Copy exactly the lines from the start of the material through the line with "(3,4) rectangle (1447,1893);". Pictures stay out of the copy.

▽

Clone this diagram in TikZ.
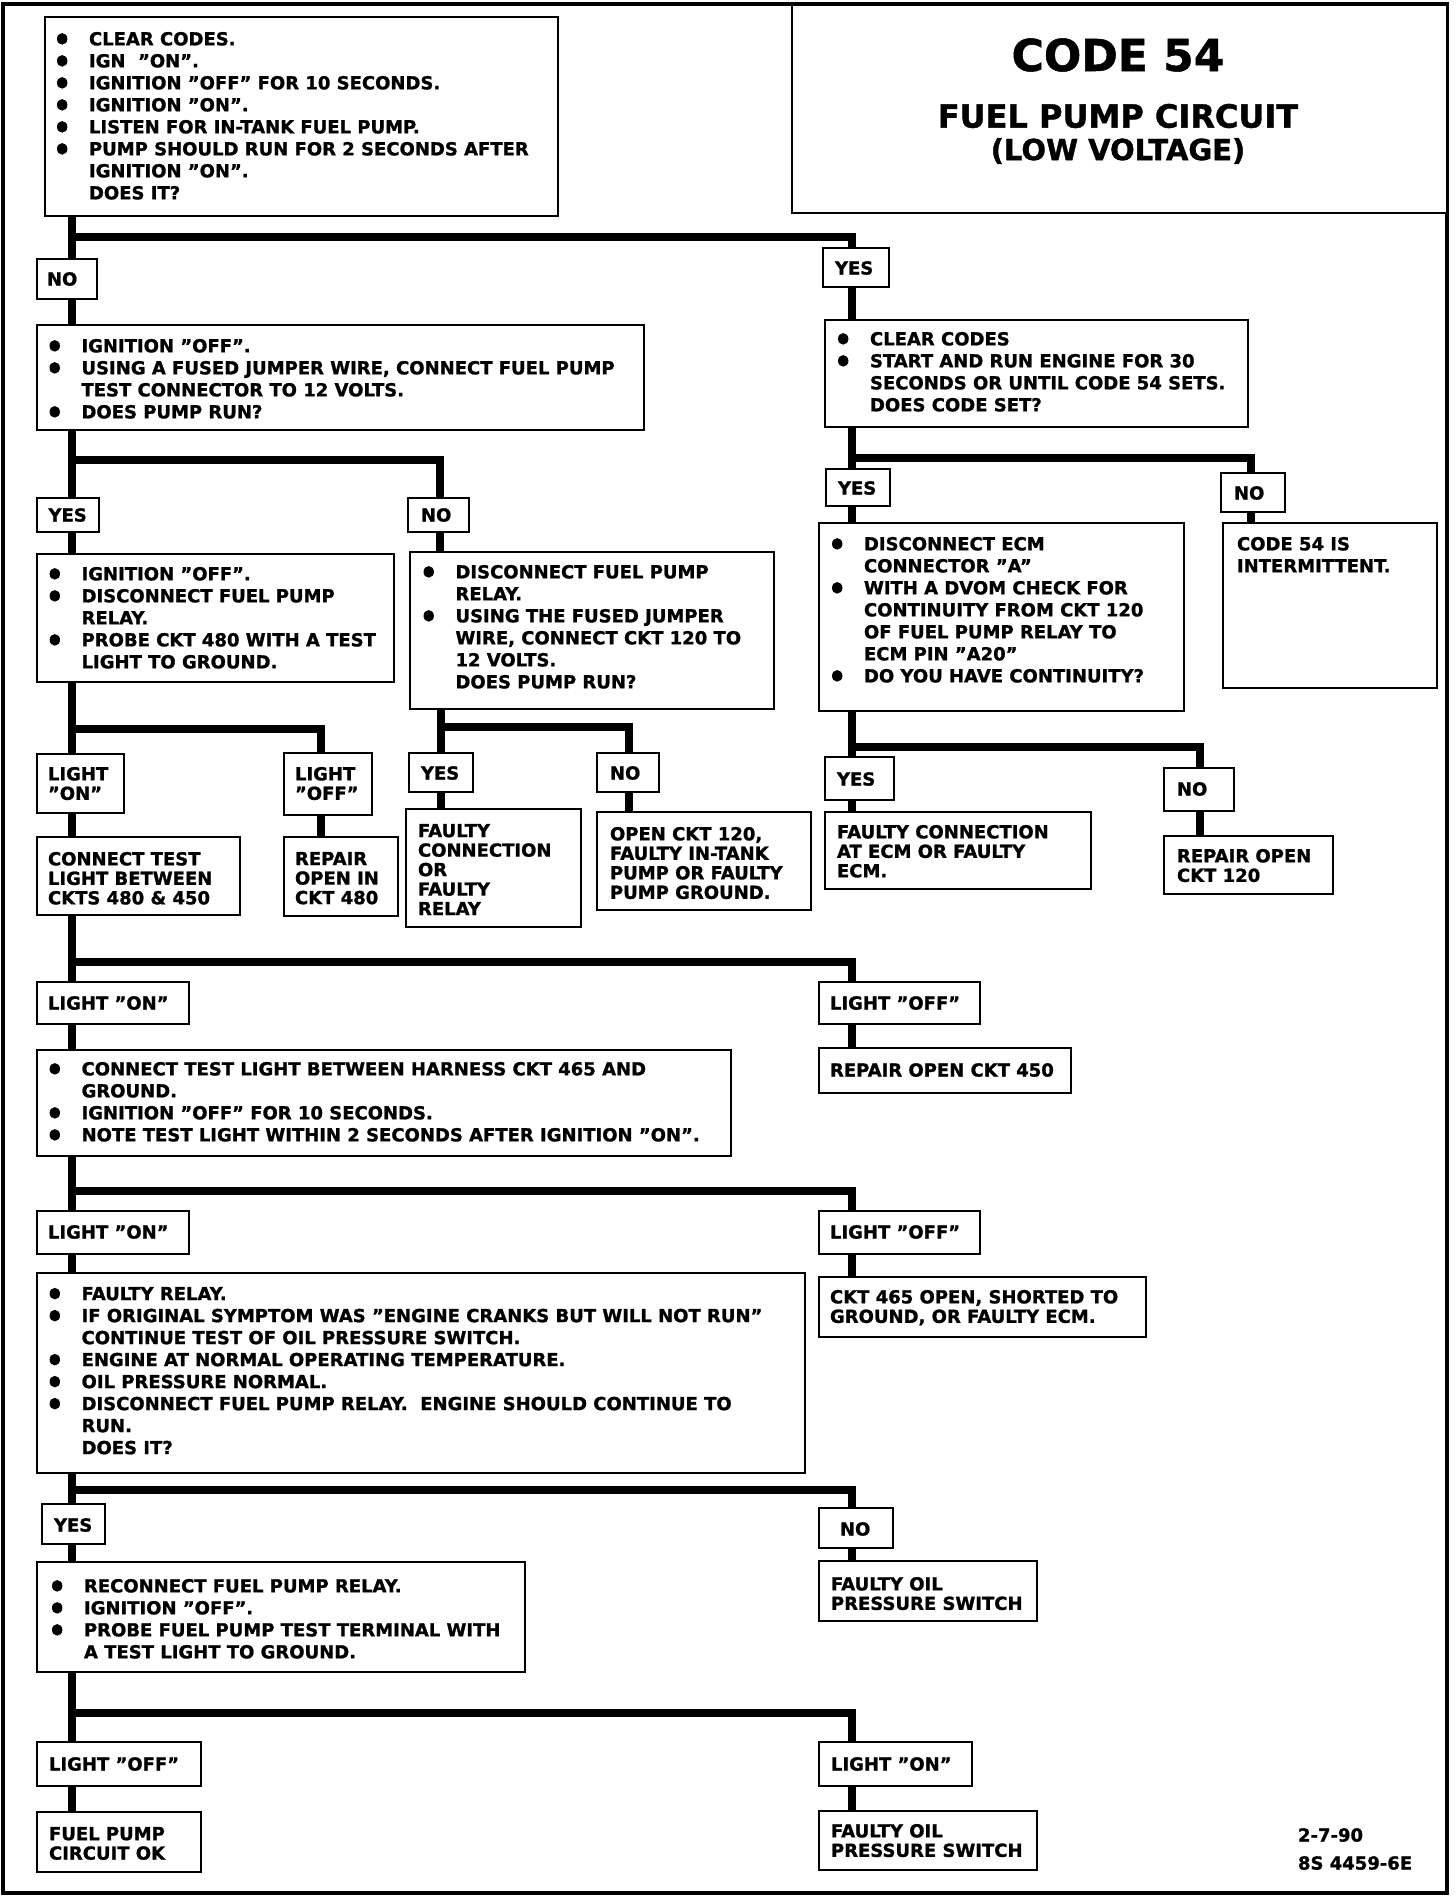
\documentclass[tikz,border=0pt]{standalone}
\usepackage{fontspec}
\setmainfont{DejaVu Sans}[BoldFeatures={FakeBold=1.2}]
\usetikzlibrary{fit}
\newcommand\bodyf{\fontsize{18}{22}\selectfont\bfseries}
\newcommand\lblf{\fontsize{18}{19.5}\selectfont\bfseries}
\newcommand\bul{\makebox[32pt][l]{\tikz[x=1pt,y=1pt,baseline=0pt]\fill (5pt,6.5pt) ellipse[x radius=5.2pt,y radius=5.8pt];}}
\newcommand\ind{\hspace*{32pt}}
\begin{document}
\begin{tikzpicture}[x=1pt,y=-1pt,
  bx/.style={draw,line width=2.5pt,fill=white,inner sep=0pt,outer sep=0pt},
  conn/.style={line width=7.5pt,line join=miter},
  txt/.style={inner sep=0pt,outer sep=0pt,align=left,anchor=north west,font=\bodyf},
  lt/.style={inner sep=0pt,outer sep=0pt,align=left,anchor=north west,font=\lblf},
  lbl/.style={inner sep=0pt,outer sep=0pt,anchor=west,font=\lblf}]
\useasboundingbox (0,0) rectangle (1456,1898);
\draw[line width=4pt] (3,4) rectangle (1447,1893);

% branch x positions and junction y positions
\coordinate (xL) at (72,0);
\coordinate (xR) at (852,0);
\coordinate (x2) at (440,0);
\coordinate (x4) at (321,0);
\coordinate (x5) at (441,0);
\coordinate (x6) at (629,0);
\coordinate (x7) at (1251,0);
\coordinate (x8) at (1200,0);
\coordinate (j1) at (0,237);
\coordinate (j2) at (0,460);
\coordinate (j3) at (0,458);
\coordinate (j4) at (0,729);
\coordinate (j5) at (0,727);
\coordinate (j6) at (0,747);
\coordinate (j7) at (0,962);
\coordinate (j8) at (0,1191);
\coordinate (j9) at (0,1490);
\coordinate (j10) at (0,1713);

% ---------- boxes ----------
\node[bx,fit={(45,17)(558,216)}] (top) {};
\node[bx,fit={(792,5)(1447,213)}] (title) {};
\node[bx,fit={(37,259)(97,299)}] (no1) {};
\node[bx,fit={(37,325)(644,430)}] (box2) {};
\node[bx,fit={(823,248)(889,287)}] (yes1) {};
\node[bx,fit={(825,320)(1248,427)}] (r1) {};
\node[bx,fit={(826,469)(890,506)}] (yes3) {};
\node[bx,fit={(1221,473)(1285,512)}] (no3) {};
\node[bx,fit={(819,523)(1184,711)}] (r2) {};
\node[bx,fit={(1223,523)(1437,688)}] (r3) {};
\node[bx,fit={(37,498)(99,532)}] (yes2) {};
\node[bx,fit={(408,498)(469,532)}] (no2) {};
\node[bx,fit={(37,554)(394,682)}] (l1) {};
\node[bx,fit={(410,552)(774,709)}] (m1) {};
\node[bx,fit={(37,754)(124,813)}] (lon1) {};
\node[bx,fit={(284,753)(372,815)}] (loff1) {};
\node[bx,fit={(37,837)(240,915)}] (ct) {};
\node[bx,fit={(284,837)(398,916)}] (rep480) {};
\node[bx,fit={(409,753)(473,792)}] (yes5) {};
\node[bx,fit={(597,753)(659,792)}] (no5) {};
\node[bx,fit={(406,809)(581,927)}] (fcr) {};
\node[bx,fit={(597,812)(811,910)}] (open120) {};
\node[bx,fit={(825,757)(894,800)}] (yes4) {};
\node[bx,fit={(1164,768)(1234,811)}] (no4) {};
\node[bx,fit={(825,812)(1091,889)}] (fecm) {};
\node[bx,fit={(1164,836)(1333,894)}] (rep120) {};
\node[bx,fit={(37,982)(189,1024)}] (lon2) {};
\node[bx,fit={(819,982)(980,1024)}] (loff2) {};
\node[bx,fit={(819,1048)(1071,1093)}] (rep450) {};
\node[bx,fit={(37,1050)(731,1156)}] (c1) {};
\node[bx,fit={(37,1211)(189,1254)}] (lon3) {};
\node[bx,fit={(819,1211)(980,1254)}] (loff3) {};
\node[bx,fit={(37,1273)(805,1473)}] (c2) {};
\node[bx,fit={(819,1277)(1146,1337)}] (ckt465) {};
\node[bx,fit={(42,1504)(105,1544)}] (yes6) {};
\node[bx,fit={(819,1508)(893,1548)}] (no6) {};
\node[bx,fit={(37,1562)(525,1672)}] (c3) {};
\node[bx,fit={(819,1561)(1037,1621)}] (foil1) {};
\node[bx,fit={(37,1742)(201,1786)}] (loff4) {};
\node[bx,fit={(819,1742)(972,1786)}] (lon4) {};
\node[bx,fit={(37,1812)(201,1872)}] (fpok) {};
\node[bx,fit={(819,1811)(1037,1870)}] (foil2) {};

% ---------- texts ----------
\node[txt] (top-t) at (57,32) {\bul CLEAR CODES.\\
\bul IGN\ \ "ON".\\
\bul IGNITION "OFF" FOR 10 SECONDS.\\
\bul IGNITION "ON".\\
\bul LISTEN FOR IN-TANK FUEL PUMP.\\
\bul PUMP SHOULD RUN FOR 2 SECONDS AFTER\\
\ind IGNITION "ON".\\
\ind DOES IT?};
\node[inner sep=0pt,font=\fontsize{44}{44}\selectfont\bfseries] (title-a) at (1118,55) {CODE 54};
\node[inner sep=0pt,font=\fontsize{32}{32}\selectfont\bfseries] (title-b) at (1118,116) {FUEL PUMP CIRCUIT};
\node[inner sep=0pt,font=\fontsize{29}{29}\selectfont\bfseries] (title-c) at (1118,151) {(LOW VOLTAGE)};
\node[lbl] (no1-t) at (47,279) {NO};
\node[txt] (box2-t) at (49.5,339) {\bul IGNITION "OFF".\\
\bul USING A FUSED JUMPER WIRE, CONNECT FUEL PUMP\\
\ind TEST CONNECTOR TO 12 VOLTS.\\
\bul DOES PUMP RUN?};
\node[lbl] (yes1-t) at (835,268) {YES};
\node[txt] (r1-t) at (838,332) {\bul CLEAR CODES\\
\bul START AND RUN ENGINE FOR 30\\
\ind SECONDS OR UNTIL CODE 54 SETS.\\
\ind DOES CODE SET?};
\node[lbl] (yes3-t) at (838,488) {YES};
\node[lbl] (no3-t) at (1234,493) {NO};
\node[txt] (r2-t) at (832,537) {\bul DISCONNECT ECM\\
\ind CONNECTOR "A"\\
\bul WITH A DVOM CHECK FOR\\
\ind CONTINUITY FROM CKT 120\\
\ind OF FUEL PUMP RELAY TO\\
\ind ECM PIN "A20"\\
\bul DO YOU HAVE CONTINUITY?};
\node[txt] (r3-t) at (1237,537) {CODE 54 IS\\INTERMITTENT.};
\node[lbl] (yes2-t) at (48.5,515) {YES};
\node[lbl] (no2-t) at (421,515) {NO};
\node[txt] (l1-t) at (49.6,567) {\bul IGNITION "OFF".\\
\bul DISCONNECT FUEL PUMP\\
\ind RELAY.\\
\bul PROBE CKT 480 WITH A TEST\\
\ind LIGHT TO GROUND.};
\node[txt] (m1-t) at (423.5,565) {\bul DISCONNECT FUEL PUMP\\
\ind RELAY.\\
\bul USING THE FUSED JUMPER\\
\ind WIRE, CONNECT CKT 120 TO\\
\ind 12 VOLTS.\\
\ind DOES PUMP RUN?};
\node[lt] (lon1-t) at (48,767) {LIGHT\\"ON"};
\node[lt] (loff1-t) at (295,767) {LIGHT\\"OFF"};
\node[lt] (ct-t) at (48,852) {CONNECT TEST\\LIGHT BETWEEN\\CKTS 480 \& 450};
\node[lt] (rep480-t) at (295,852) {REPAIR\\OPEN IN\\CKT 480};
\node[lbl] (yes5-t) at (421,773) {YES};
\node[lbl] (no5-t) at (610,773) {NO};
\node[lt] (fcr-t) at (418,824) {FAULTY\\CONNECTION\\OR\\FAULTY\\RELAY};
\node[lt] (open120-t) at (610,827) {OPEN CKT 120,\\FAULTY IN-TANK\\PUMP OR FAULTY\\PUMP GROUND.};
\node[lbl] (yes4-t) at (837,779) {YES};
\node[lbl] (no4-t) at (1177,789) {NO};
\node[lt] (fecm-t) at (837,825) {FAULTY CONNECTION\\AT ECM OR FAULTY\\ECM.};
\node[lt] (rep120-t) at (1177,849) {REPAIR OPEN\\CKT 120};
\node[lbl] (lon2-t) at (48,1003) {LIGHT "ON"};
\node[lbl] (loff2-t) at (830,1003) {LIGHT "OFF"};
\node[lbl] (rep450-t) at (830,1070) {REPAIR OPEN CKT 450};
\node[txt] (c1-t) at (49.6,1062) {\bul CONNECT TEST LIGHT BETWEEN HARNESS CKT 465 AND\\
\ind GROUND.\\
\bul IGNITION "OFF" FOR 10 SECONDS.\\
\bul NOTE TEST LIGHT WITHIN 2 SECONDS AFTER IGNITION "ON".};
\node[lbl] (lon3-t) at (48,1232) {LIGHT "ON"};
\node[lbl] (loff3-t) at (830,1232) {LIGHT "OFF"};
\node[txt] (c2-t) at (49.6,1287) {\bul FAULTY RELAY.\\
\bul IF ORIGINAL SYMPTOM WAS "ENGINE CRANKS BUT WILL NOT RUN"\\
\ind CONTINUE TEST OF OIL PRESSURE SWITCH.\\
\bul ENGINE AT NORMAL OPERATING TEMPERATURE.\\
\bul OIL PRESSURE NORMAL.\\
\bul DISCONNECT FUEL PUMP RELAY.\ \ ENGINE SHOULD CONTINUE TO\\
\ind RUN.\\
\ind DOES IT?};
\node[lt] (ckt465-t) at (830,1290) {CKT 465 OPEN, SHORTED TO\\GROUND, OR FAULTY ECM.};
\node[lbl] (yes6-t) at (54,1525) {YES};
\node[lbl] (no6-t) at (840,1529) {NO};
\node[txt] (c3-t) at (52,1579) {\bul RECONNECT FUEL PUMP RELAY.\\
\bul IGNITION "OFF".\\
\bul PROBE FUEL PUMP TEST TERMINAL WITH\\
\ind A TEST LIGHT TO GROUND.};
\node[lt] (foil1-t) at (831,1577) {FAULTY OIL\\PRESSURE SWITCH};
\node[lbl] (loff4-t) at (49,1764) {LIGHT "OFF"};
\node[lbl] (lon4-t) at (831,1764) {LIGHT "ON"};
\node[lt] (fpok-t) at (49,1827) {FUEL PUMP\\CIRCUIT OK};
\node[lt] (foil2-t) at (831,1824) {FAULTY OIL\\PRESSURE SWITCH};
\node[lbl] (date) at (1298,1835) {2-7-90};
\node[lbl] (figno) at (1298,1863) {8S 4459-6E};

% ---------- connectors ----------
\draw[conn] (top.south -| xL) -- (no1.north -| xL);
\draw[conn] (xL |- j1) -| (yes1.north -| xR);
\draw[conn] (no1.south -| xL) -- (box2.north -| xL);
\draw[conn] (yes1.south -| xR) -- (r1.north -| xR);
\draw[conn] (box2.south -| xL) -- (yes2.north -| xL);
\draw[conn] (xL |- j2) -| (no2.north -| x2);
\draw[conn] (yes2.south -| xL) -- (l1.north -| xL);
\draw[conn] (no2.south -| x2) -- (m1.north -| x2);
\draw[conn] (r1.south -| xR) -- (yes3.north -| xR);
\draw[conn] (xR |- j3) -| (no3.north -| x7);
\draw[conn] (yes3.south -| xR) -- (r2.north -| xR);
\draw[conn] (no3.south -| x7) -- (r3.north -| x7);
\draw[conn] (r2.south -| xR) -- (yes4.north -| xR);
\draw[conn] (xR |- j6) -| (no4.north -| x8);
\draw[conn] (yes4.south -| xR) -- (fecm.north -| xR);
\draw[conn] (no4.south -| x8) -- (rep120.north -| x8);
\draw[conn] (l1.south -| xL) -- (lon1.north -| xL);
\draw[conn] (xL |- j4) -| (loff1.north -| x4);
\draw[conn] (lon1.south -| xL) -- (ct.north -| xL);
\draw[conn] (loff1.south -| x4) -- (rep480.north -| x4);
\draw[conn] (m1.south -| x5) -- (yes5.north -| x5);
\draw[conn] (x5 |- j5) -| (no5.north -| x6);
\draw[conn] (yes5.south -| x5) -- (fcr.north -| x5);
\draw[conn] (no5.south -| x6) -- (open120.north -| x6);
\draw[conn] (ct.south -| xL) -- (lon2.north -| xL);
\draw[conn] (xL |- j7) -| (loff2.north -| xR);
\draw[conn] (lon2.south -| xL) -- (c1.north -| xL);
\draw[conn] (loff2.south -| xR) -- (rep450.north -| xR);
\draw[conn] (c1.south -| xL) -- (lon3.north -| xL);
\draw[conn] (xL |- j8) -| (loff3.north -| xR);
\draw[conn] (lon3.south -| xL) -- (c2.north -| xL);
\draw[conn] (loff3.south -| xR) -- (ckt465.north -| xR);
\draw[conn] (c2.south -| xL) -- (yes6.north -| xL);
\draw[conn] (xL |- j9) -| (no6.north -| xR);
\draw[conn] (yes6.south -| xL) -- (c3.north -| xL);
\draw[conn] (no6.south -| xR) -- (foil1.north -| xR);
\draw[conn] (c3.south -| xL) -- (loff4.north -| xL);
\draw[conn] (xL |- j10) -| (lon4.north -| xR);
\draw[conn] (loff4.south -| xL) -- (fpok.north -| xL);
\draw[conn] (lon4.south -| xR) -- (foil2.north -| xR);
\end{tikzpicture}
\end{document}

△

TASK OUTPUT —
Clone this diagram in TikZ.
\documentclass[tikz,border=0pt]{standalone}
\usepackage{fontspec}
\setmainfont{DejaVu Sans}[BoldFeatures={FakeBold=1.2}]
\usetikzlibrary{fit}
\newcommand\bodyf{\fontsize{18}{22}\selectfont\bfseries}
\newcommand\lblf{\fontsize{18}{19.5}\selectfont\bfseries}
\newcommand\bul{\makebox[32pt][l]{\tikz[x=1pt,y=1pt,baseline=0pt]\fill (5pt,6.5pt) ellipse[x radius=5.2pt,y radius=5.8pt];}}
\newcommand\ind{\hspace*{32pt}}
\begin{document}
\begin{tikzpicture}[x=1pt,y=-1pt,
  bx/.style={draw,line width=2.5pt,fill=white,inner sep=0pt,outer sep=0pt},
  conn/.style={line width=7.5pt,line join=miter},
  txt/.style={inner sep=0pt,outer sep=0pt,align=left,anchor=north west,font=\bodyf},
  lt/.style={inner sep=0pt,outer sep=0pt,align=left,anchor=north west,font=\lblf},
  lbl/.style={inner sep=0pt,outer sep=0pt,anchor=west,font=\lblf}]
\useasboundingbox (0,0) rectangle (1456,1898);
\draw[line width=4pt] (3,4) rectangle (1447,1893);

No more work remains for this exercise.